Okay, so here's the deal,

So my dad has paid for all of my schooling (which of course is not cheap these days), and has paid for my truck until I found a job. After all this, he has not asked for anything in return and has told me a few times he doesn't expect anything in return. So thanks to him I have a good career, and am debt free at 21 years old. So I have this crazy idea..

He loves tractors. He has a john deere on the property already (his dad/ my grandpas). Anytime we drive anywhere and he see's an old farmall on the side of the road, we have to turn around for a second look. He's got the coffee table book, an old seat as decoration, a pic of one as his background... I think you can get the idea.
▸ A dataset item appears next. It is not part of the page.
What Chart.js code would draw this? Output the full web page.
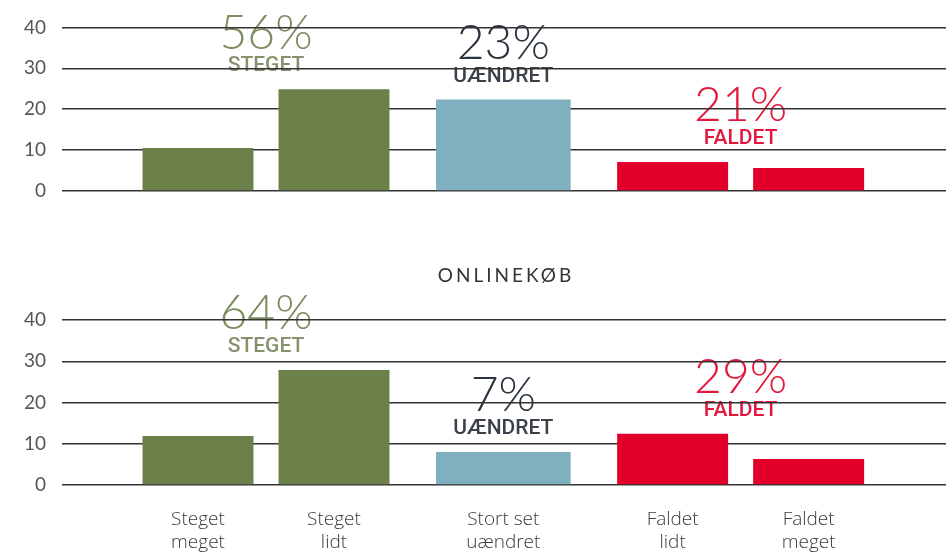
<!DOCTYPE html>
<html>
<head>
<meta charset="utf-8">
<script src="https://cdn.jsdelivr.net/npm/chart.js@4.4.0/dist/chart.umd.min.js"></script>
<style>
    html, body { margin: 0; padding: 0; background: #fff; }
    .box { position: absolute; left: 0; width: 946px; }
</style>
</head>
<body>
<div class="box" style="top:0;height:230px"><canvas id="chartTop"></canvas></div>
<div class="box" style="top:230px;height:323px"><canvas id="chartOnline"></canvas></div>
<script>
// data
const categories = ['Steget meget', 'Steget lidt', 'Stort set uændret', 'Faldet lidt', 'Faldet meget'];
const categoryGroup = [0, 0, 1, 2, 2];
const groupNames = ['STEGET', 'UÆNDRET', 'FALDET'];
const topValues = [10.5, 24.9, 22.4, 7.1, 5.6];
const topShares = [56, 23, 21];
const onlineTitle = 'ONLINEKØB';
const onlineValues = [11.9, 27.9, 8.0, 12.4, 6.3];
const onlineShares = [64, 7, 29];
const yTicks = [0, 10, 20, 30, 40];

const barColors = ['#6b8149', '#7fb0bf', '#e2002a'];
const shareColors = ['#7c8c5e', '#2b3240', '#e2173c'];
const labelColors = ['#86926c', '#3a414b', '#e3173e'];

// groups sit a bit further apart than bars inside a group
const xPos = categories.map((c, i) => i + 0.245 * categoryGroup[i]);

const sharesPlugin = {
    id: 'shares',
    beforeDraw(chart, args, opts) {
        const ctx = chart.ctx;
        ctx.save();
        ctx.textAlign = 'center';
        ctx.textBaseline = 'middle';
        groupNames.forEach((name, g) => {
            let xs = [];
            let tops = [];
            chart.data.datasets.forEach((ds, d) => {
                const meta = chart.getDatasetMeta(d);
                ds.data.forEach((pt, i) => {
                    if (pt.y == null || categoryGroup[i] !== g) return;
                    xs.push(meta.data[i].x);
                    tops.push(meta.data[i].y);
                });
            });
            const x = (Math.min(...xs) + Math.max(...xs)) / 2;
            const top = Math.min(...tops);
            ctx.fillStyle = shareColors[g];
            ctx.font = '300 48px Lato';
            ctx.fillText(opts.shares[g] + '%', x, top - 56);
            ctx.fillStyle = labelColors[g];
            ctx.font = '500 21px Roboto';
            ctx.fillText(name, x, top - 23);
        });
        // panel title, spaced out like the original
        if (opts.title) {
            const area = chart.chartArea;
            ctx.fillStyle = '#333';
            ctx.font = '400 19px Lato';
            ctx.letterSpacing = '3px';
            ctx.fillText(opts.title, (area.left + area.right) / 2 + 2, 46);
        }
        ctx.restore();
    }
};

function makeConfig(values, shares, withAxis) {
    const narrow = categories.map((c, i) => ({ x: xPos[i], y: categoryGroup[i] === 1 ? null : values[i] }));
    const wide = categories.map((c, i) => ({ x: xPos[i], y: categoryGroup[i] === 1 ? values[i] : null }));
    const colors = categories.map((c, i) => barColors[categoryGroup[i]]);
    return {
        type: 'bar',
        data: {
            datasets: [
                { data: narrow, backgroundColor: colors, barPercentage: 0.816, categoryPercentage: 1, grouped: false },
                { data: wide, backgroundColor: colors, barPercentage: 0.99, categoryPercentage: 1, grouped: false },
            ]
        },
        options: {
            responsive: true,
            maintainAspectRatio: false,
            animation: false,
            layout: {
                padding: withAxis ? { left: 0, right: 0, top: 90, bottom: 0 } : { left: 0, right: 0, top: 27, bottom: 39 }
            },
            plugins: {
                legend: { display: false },
                tooltip: { enabled: false },
                title: { display: false },
                shares: { shares: shares, title: withAxis ? onlineTitle : null }
            },
            scales: {
                x: {
                    type: 'linear',
                    display: withAxis,
                    offset: false,
                    min: -1,
                    max: 5.5,
                    afterBuildTicks: axis => { axis.ticks = xPos.map(v => ({ value: v })); },
                    afterFit: axis => { axis.height = withAxis ? 68 : 0; },
                    grid: { display: false, drawTicks: false },
                    border: { display: false },
                    ticks: {
                        autoSkip: false,
                        maxRotation: 0,
                        padding: 23,
                        color: '#3a3a3a',
                        font: { family: 'Open Sans', size: 19, weight: 300, lineHeight: 1.2 },
                        callback: (v, i) => {
                            const words = categories[i].split(' ');
                            if (words.length > 2) return [words.slice(0, 2).join(' '), words[2]];
                            return words;
                        }
                    }
                },
                y: {
                    min: 0,
                    max: 40,
                    afterBuildTicks: axis => { axis.ticks = yTicks.map(v => ({ value: v })); },
                    afterFit: axis => { axis.width = 62; },
                    border: { display: false },
                    grid: { color: '#333', lineWidth: 1.5, drawTicks: false },
                    ticks: {
                        padding: 16,
                        color: '#555',
                        font: { family: 'Lato', size: 19, weight: 400 }
                    }
                }
            }
        },
        plugins: [sharesPlugin]
    };
}

new Chart(document.getElementById('chartTop'), makeConfig(topValues, topShares, false));
new Chart(document.getElementById('chartOnline'), makeConfig(onlineValues, onlineShares, true));
</script>
</body>
</html>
Old tractors to him are like motorcyles and boats to other, He loves them. He wants to get one, but its one of those things where he's talked about getting one for years, but never has. 

So heres my crazy idea:
Now that I have a job and no debt, I could afford to pick up an old one. I'm considering finding one and getting it for him for christmas to be something me and him could work on. I think he would go crazy if I pulled up to the house with one on the trailer. He could afford to get one, and he could afford to restore one, but I think he just needs a little push like most of us do from time to time ha...

Now heres where ya'll come in. Any suggestions on a good year and model? something we could get parts for relatively easily if possible. I'm not concerned with trying to turn over and resell, just something we could make look good and he can brag to everyone else in the huntin lease about.


----------



## Hoodoo Valley (Nov 14, 2006)

Welcome to the forum! What a fantastic and meaningful idea! Not familiar with the Farmall, but would think that anything that caught your fancy would stand as a testiment to you and your dad. You gotta give us pictures!


----------



## raylinkz (May 28, 2010)

Don't know about Kentucky but in Georgia, on CraigsList.com I see old farmall's come up pretty often. I'm not sure about which models would be best to try to restore, but what's the model he has on his background picture, I'd think that's one he has an interest in. 

Great idea, maybe I'll send this link to my kids. Wait a minute, maybe I'd better wait until the student load is paid off;>}


----------